The PDF download is available by buttons in the options sidebar or the toolbar on the top right. This creates a file download containing a PDF document of the ProViz visualisation.


URL options


Users can construct URLs to access and customise protein visualisations using the URL options below:

URL options table

URL option Description Input type Example
uniprot_acc UniProt accession of the protein to be visualised string: UniProt accession uniprot_acc=P46527
alignment Type of homology alignment to be displayed string: QFO,[TaxonID] alignment=Metazoa
ali_start Starting residue for the scope of the alignment integer > 0 ali_start=10
ali_end Ending residue for the scope of the alignment. Will be set to protein length, if greater than protein length. integer > 0 ali_end=20
disable Disables feature tracks by providing the names of features. This prevents loading of data for mentioned features, they can’t be activated without reload of the page. string: motif, elm, modification, phospho, mutagenesis, pfam, structure, PDB, homology, splice_variant, SNP, chain, dna_binding, region, metal_binding, site, cross_link, iupred disable=motif,modification,SNP
collapse Collapses feature groups by providing the names of feature groups. Features are loaded and hidden, but can be activated in the options panel. string: alignment, switch, motif, modification, mutation, structure, PDB, isoform, snp, feature, disorder collapse=alignment,PDB
hideAln Hide proteins by providing accessions separated by commas string: UniProt accession" hideAln=H2Q5H2,F6Z4RO
showAln Show proteins by providing accessions separated by commas. All other sequences will be hidden string: UniProt accession showAln=H2Q5H2,F6Z4RO
genetree_mode If alignment is set to GeneTree select paralog, ortholog or all string: paralog, ortholog, all genetree_mode=paralog
url_rest Providing a URL pointing to a custom track file will load the visualisation for the custom data automatically string: file URL rest_url=http://slim.ucd.ie/proviz/help/custom_track/track.xml

URL example

http://slim.ucd.ie/proviz/proviz.php?uniprot_acc=P46527&alignment=33208&disable=PDB&ali_start=140&ali_send=198
Shows the region of p27 between residues 140 and 198, and turns off the PDB track.


Use of custom data


Users are able to add custom data to any existing ProViz visualisation. This can be achieved by providing a file in either XML, CSV or JSON format by drag and drop, file upload or link to a server providing the file via REST service.

XML

The XML file has to start and end with the "tracks" tag. Each track starts and ends with the "track" tag and has the mandatory option "type" (feature, peptide, histogram) and accepts the options "name", "type", "position", "colour" and "opacity". The "track" tag accepts multiple "entry" tags. The "entry" tag requires the "start" and "end" options for type feature or peptide or "position" option for histogram, but also accepts "text" for feature, "value" for histogram and "sequence for peptide, "hover", "link", "text_colour", "colour" and "opacity". An example of the format is available at: XML

XML schema

An XML schema can be used to design and validate a ProViz readable XML file and is available for download here: XML schema


CSV

The CSV file consists of two parts, the header line and the data lines which both have to be comma separated.

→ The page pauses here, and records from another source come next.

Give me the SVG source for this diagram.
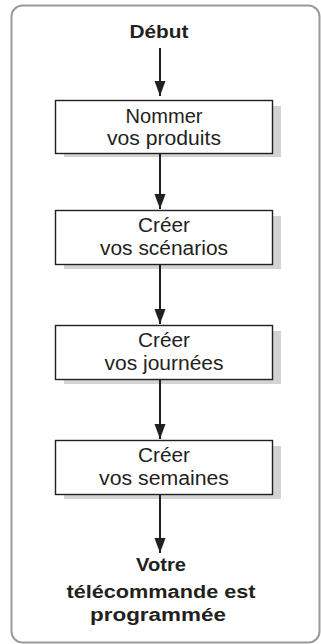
<svg xmlns="http://www.w3.org/2000/svg" width="321" height="644" viewBox="0 0 321 644">
<defs>
<style>
.frame{fill:#fff;stroke:#9a9a9a;stroke-width:2}
.shadow{fill:#d3d3d3}
.box{fill:#fff;stroke:#231f20;stroke-width:1.4}
.t{font-family:"Liberation Sans",Arial,sans-serif;font-size:20px;fill:#231f20;text-anchor:middle}
.b{font-family:"Liberation Sans",Arial,sans-serif;font-size:18px;font-weight:bold;fill:#231f20;text-anchor:middle}
.conn{stroke:#231f20;stroke-width:2;fill:none}
</style>
<marker id="arr" markerWidth="16" markerHeight="12" refX="15" refY="6" orient="auto" markerUnits="userSpaceOnUse" viewBox="0 0 16 12">
<path d="M0,0.5 L15,6 L0,11.5 Z" fill="#231f20"/>
</marker>
</defs>
<rect class="frame" x="11.5" y="5.5" width="308" height="637" rx="11"/>
<g id="start"><text class="b" x="159" y="37.5" textLength="59" lengthAdjust="spacingAndGlyphs">Début</text></g>
<g id="n1">
<rect class="shadow" x="64" y="106" width="217" height="51"/>
<rect class="box" x="55.5" y="100.5" width="217" height="53"/>
<text class="t" x="164" y="122.5" textLength="77" lengthAdjust="spacingAndGlyphs">Nommer</text>
<text class="t" x="164" y="145" textLength="114" lengthAdjust="spacingAndGlyphs">vos produits</text>
</g>
<g id="n2">
<rect class="shadow" x="64" y="216" width="217" height="53"/>
<rect class="box" x="55.5" y="210.5" width="217" height="54"/>
<text class="t" x="164" y="232" textLength="52" lengthAdjust="spacingAndGlyphs">Créer</text>
<text class="t" x="164" y="255" textLength="128" lengthAdjust="spacingAndGlyphs">vos scénarios</text>
</g>
<g id="n3">
<rect class="shadow" x="64" y="331" width="217" height="53"/>
<rect class="box" x="55.5" y="325.5" width="217" height="54"/>
<text class="t" x="164" y="347" textLength="52" lengthAdjust="spacingAndGlyphs">Créer</text>
<text class="t" x="164" y="370" textLength="119" lengthAdjust="spacingAndGlyphs">vos journées</text>
</g>
<g id="n4">
<rect class="shadow" x="64" y="446" width="217" height="53"/>
<rect class="box" x="55.5" y="440.5" width="217" height="54"/>
<text class="t" x="164" y="462" textLength="52" lengthAdjust="spacingAndGlyphs">Créer</text>
<text class="t" x="164" y="485" textLength="130" lengthAdjust="spacingAndGlyphs">vos semaines</text>
</g>
<g id="end">
<text class="b" x="161" y="571" textLength="50" lengthAdjust="spacingAndGlyphs">Votre</text>
<text class="b" x="161" y="598" textLength="189" lengthAdjust="spacingAndGlyphs">télécommande est</text>
<text class="b" x="158" y="621" textLength="136" lengthAdjust="spacingAndGlyphs">programmée</text>
</g>
<g id="connectors">
<line class="conn" x1="160" y1="48" x2="160" y2="96" marker-end="url(#arr)"/>
<line class="conn" x1="160" y1="154" x2="160" y2="209" marker-end="url(#arr)"/>
<line class="conn" x1="160" y1="265" x2="160" y2="324" marker-end="url(#arr)"/>
<line class="conn" x1="160" y1="380" x2="160" y2="439" marker-end="url(#arr)"/>
<line class="conn" x1="160" y1="495" x2="160" y2="553" marker-end="url(#arr)"/>
</g>
</svg>
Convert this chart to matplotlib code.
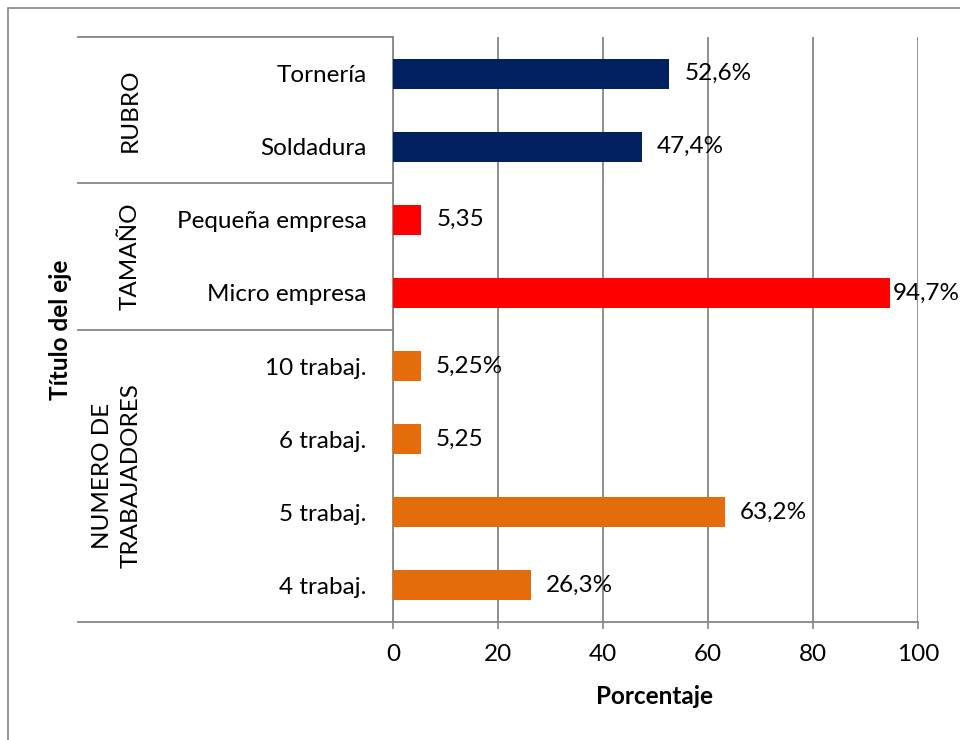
import numpy as np
import matplotlib
matplotlib.use("Agg")
import matplotlib.pyplot as plt
from matplotlib.patches import Rectangle

plt.rcParams["font.family"] = ["Lato", "DejaVu Sans"]

# categorías de abajo hacia arriba
categorias = ["4 trabaj.", "5 trabaj.", "6 trabaj.", "10 trabaj.",
              "Micro empresa", "Pequeña empresa", "Soldadura", "Tornería"]
valores = [26.3, 63.2, 5.25, 5.25, 94.7, 5.35, 47.4, 52.6]
etiquetas = ["26,3%", "63,2%", "5,25", "5,25%", "94,7%", "5,35", "47,4%", "52,6%"]
grupos = ["NUMERO DE\nTRABAJADORES", "TAMAÑO", "RUBRO"]
tam_grupos = [4, 2, 2]

C_NAVY = "#002060"
C_RED = "#FF0000"
C_ORANGE = "#E46C0A"
C_GRID = "#868686"
colores = [C_ORANGE] * 4 + [C_RED] * 2 + [C_NAVY] * 2
FS = 17.5

W, H = 960, 740
fig = plt.figure(figsize=(W / 100, H / 100), dpi=100)
# borde exterior del área del gráfico
fig.patches.append(Rectangle((8 / W, -0.1), 1.2, 1 - 8 / H + 0.1, transform=fig.transFigure,
                             fill=False, edgecolor=C_GRID, lw=1.2))

x0, x1, y0, y1 = 393, 918, 37, 622
ax = fig.add_axes([x0 / W, 1 - y1 / H, (x1 - x0) / W, (y1 - y0) / H])

y = np.arange(len(categorias))
ax.barh(y, valores, height=0.41, color=colores, zorder=3)
ax.set_xlim(0, 100)
ax.set_ylim(-0.5, len(categorias) - 0.5)
ax.set_xticks(range(0, 101, 20))
ax.set_yticks(y)
ax.set_yticklabels(categorias)
ax.tick_params(axis="y", length=0, pad=19, labelsize=FS)
ax.tick_params(axis="x", length=5, color=C_GRID, width=1.2, pad=11, labelsize=FS)
ax.grid(axis="x", color=C_GRID, lw=1.3, zorder=0)
for s in ["top", "right"]:
    ax.spines[s].set_visible(False)
for s in ["left", "bottom"]:
    ax.spines[s].set_color(C_GRID)
    ax.spines[s].set_linewidth(1.3)

# etiquetas de datos
for yi, v, lab in zip(y, valores, etiquetas):
    off = 2 if v > 90 else 11
    ax.annotate(lab, (v, yi), xytext=(off, 0), textcoords="offset points",
                va="center", ha="left", fontsize=FS, zorder=4)

# separadores y nombres de grupo
tr = ax.get_yaxis_transform()
xl = (78 - x0) / (x1 - x0)
lim = -0.5
ax.plot([xl, 0], [lim, lim], transform=tr, color=C_GRID, lw=1.3, clip_on=False)
for g, n in zip(grupos, tam_grupos):
    centro = lim + n / 2
    xg = (117 - x0) / (x1 - x0) if "\n" in g else (130 - x0) / (x1 - x0)
    ax.text(xg, centro, g, transform=tr, rotation=90, ha="center", va="center",
            multialignment="center", fontsize=FS, linespacing=1.45)
    lim += n
    ax.plot([xl, 0], [lim, lim], transform=tr, color=C_GRID, lw=1.3, clip_on=False)

fig.text(60 / W, 1 - (y0 + y1) / 2 / H, "Título del eje", rotation=90, ha="center",
         va="center", fontsize=FS, fontweight="bold")
fig.text(655 / W, 1 - 697 / H, "Porcentaje", ha="center", va="center",
         fontsize=FS, fontweight="bold")

fig.savefig("out.png")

The header line specifies the available fields and is mandatory, but the fields can be in any order. The data lines contain the data to be visualised and each line represents one element called entry. Fields starting with "t_" are track fields and only have to be defined once and will automatically be applied to all other lines with the same track number. Each track requires the "track", "t_type" and "t_position" fields, all other track fields are optional. The remaining fields define the shown element (entry fields). Required entry fields are "entry", either "start" and "end" or "position" as well as one of "text", "value" and "sequence". An example of the format is available at: CSV

CSV options

Field name Description Input type
track Numbering of tracks integer > 0
t_name Track name string
t_type Track type "string: feature, peptide, histogram"
t_position Track position, -1 for track display above the main sequence and alignment, 1 for track display above the main sequence and alignment "integer: -1 / 1"
t_colour Default colour of all elements in the given track "string: #000000 - #FFFFFF"
t_opacity Default opacity of all elements in the given track "double: 0 - 1"
t_text_colour Default colour of the text of all elements in the given track "string: #000000 - #FFFFFF"
t_help Tracks help tooltip string
entry Numbering of entries integer > 0
text Entries displayed text. For feature tracks only. string
value Value determining the height of the bars in a histogram. For histogram tracks only. double
sequence A peptides sequence. For peptide tracks only. string
hover Tooltip for given entry string
link Link activated by clicking the given entry "string: URL"
start Start position of entry. Only for feature and peptide tracks. Needs end value integer > 0
end End position of entry. Only for feature and peptide tracks. Needs start value. integer > 0
position Position of entry. Only for histogram tracks. integer > 0
colour Color of given entry. Overrides “t_colour” property. "string: #000000 - #FFFFFF"
opacity Opacity of given entry. Overrides “t_opacity” property "double: 0 - 1"
text_colour Text colour of given entry. Overrides “t_text_colour” property "string: #000000 - #FFFFFF"


JSON

The JSON file contains a standard JSON object. The object is an array filled with one dictionary per track. These dictionaries contain the "type", "position", "name", "colour", "opacity", "text_colour" variables which represent the default values for all entries in the track and the "data" array filled with one dictionary per entry. The entry dictionary provides the variables "start", "end", "text", "link", "colour", "opacity", "hover" and "text_colour" to customise the entry further. An example of the format is available at: JSON

JSON options

Field name Description Input type
name Track name string
type Track type "string: feature, peptide, histogram"
position Track position, -1 for track display above the main sequence and alignment, 1 for track display above the main sequence and alignment "integer: -1 / 1"
colour Default colour of all elements in the given track "string: #000000 - #FFFFFF"
opacity Default opacity of all elements in the given track "double: 0 - 1"
text_colour Default colour of the text of all elements in the given track "string: #000000 - #FFFFFF"
help Tracks help tooltip string
text Entries displayed text. For feature tracks only. string
value Value determining the height of the bars in a histogram. For histogram tracks only. double
sequence A peptides sequence. For peptide tracks only. string
hover Tooltip for given entry string
link Link activated by clicking the given entry "string: URL"
start Start position of entry. Only for feature and peptide tracks. Needs end value integer > 0
end End position of entry. Only for feature and peptide tracks. Needs start value. integer > 0
position Position of entry. Only for histogram tracks. integer > 0
colour Color of given entry. Overrides “t_colour” property. "string: #000000 - #FFFFFF"
opacity Opacity of given entry. Overrides “t_opacity” property "double: 0 - 1"
text_colour Text colour of given entry. Overrides “t_text_colour” property "string: #000000 - #FFFFFF"